This invention relates to devices for detecting magnetic fields, and, more particularly, to a compact, highly sensitive magnetometer using high temperature superconductors.
A magnetometer, as the term is used herein, is a device for detecting changes in magnetic fields. The most sensitive magnetometers presently available for relatively low frequencies include a pickup coil which produces a change in an electrical signal responsive to a change in a magnetic field. The pickup coil is typically made from a material such as niobium that becomes superconducting below about 10 K. The electrical signal is detected by a Superconducting Quantum Interference Device (known by its acronym, SQUID), also typically made from niobium, that can detect the very small electrical signals produced by a small magnetic field change. Recently, SQUIDs made of high critical temperature (high-Tc) oxide ceramics have been fabricated, tested, and found operable.
Biomagnetometry, the measurement and study of magnetic fields produced by the human body, is one of the most demanding applications of magnetometers. The biomagnetometer uses magnetometers placed external to the body to measure extremely small magnetic fields produced by a source organ within the body, such as the brain or the heart. A typical biomagnetometer utilizes a sensitive superconducting magnetometer such as that described previously, placed within a dewar vessel to maintain the magnetometer below its superconducting critical temperature.
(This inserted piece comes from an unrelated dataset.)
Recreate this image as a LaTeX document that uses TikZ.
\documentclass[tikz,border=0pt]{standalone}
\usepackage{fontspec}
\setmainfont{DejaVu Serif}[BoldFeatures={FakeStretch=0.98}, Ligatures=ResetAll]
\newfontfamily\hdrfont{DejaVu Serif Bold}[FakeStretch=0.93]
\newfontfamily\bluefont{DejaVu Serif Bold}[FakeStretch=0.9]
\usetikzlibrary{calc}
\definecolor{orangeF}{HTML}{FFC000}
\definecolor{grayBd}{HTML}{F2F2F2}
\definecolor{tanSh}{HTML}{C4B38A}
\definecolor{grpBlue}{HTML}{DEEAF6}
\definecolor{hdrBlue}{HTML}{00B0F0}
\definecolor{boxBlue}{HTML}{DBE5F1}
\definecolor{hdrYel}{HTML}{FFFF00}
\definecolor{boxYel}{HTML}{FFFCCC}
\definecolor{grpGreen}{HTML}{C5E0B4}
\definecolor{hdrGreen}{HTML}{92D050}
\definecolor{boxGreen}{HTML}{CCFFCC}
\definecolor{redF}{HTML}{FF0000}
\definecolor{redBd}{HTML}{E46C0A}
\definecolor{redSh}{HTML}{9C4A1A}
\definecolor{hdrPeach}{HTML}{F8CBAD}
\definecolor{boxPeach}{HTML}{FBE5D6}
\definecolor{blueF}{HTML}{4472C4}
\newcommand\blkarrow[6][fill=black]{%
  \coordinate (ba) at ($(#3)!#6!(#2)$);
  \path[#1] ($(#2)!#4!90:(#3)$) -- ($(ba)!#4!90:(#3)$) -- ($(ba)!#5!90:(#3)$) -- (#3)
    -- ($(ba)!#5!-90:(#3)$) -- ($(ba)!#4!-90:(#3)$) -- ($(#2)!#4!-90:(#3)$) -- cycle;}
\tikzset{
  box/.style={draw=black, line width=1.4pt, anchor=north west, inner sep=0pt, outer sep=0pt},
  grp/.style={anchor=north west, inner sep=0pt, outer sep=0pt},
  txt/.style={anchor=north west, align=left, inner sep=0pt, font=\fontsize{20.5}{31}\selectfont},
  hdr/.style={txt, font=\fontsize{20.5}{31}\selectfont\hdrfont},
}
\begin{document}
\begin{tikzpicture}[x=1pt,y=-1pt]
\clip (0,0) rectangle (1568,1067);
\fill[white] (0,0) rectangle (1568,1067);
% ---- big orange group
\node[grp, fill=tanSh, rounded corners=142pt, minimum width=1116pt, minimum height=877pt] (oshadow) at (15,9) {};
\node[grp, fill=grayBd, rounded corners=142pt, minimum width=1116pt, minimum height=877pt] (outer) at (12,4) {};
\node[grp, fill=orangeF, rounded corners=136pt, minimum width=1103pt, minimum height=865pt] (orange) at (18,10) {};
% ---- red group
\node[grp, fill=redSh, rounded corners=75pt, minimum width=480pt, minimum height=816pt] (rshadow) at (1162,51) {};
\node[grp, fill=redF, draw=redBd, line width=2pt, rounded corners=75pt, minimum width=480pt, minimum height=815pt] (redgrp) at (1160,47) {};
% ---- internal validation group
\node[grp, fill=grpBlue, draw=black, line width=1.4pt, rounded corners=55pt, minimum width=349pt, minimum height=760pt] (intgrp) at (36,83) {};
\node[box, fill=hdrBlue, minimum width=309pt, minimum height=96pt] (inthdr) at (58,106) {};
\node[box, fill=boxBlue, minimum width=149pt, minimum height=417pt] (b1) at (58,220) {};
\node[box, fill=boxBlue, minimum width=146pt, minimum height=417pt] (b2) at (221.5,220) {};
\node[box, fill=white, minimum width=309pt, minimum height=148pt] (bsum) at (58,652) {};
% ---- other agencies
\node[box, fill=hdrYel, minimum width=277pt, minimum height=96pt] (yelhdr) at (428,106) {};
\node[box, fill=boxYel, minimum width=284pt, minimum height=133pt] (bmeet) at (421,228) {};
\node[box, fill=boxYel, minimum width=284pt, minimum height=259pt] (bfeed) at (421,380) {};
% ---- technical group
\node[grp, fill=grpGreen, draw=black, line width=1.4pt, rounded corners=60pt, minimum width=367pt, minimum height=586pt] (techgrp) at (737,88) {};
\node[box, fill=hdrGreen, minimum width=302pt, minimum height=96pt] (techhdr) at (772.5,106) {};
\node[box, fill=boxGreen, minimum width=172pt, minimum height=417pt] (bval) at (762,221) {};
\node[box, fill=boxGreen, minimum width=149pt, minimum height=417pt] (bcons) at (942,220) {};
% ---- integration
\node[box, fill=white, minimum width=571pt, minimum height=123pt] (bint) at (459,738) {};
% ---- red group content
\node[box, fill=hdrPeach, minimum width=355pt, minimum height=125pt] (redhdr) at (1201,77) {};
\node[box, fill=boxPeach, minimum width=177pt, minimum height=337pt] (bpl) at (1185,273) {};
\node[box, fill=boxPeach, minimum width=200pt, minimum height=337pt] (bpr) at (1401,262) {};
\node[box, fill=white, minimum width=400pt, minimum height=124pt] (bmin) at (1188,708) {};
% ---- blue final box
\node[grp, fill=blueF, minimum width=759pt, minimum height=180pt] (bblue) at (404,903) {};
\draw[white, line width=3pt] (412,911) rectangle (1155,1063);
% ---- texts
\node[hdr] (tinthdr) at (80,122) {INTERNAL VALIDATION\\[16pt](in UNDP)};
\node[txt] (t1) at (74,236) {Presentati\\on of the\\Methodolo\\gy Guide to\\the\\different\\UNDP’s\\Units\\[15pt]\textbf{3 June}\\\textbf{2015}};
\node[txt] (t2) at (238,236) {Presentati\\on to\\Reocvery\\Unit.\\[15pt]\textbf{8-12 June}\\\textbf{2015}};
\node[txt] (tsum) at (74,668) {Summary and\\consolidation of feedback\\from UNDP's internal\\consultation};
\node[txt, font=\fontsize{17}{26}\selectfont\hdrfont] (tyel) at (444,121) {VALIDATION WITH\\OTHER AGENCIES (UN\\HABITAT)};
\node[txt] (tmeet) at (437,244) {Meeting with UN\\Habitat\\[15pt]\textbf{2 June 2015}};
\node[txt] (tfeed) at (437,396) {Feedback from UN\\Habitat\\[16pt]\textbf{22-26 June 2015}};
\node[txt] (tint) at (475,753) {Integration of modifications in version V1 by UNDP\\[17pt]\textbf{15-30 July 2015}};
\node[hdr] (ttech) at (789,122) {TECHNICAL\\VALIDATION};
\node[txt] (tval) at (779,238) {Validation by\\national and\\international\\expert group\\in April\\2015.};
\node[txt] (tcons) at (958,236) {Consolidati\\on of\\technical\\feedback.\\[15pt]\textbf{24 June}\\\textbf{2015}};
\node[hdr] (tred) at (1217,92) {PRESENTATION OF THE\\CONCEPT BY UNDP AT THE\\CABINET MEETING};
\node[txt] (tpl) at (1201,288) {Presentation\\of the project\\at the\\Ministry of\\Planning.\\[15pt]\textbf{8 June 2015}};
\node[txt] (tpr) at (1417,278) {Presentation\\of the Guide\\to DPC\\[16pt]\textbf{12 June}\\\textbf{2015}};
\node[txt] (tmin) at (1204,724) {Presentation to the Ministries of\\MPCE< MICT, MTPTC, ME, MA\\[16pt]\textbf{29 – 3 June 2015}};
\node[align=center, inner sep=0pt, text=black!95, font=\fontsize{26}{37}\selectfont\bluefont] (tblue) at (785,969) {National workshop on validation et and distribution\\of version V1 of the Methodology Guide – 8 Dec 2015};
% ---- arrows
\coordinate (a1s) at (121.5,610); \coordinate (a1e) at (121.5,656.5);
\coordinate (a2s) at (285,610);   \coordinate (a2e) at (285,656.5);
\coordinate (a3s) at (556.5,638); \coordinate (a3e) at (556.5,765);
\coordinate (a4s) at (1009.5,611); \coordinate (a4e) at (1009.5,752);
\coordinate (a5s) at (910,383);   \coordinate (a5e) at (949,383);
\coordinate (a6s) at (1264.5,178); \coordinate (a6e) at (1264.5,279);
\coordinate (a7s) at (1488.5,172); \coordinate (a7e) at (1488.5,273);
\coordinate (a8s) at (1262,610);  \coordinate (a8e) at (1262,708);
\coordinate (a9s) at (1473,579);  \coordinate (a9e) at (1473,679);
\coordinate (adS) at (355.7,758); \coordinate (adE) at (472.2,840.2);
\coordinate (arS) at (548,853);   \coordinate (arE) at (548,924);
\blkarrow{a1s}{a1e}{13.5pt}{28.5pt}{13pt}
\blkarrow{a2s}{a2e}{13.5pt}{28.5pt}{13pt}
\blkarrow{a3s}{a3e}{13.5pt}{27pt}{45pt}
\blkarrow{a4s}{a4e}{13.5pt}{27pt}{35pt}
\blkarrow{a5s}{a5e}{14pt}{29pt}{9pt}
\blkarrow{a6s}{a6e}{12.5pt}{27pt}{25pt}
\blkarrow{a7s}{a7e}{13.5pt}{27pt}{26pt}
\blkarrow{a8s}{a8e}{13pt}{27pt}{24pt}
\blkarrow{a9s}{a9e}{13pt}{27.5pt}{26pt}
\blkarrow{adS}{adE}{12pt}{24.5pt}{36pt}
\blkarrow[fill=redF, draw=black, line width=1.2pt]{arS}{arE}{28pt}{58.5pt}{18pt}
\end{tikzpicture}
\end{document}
In a presently available commercial biomagnetometer, the dewar is cylindrical, about 4 feet long by 18 inches in diameter, and weighs about 80 pounds. The pickup coil is placed within a small appendage or "dewar tail" extending from the bottom of the main vessel, which contains the SQUID detector. The dewar is essentially a well-insulated vacuum bottle filled with liquid helium or, in some cases, cooled to liquid helium temperatures by a mechanical cooler. The presently available biomagnetometers require large gantry mechanisms to suspend them adjacent to the subject. Even then, the biomagnetometers are limited in their placement adjacent to the subject. The results attained with the currently available biomagnetometers could be improved if the pickup coil could be placed closer to the body of the subject, and if multiple pickup coils could be provided in configurable arrays.
There is a need for an improved magnetometer of very high sensitivity, operable for biomagnetometry and other applications, that is smaller and lighter than existing magnetometers. Such a magnetometer would desirably be more readily used in arrays and would be less costly to manufacture and operate. The present invention fulfills this need, and further provides related advantages.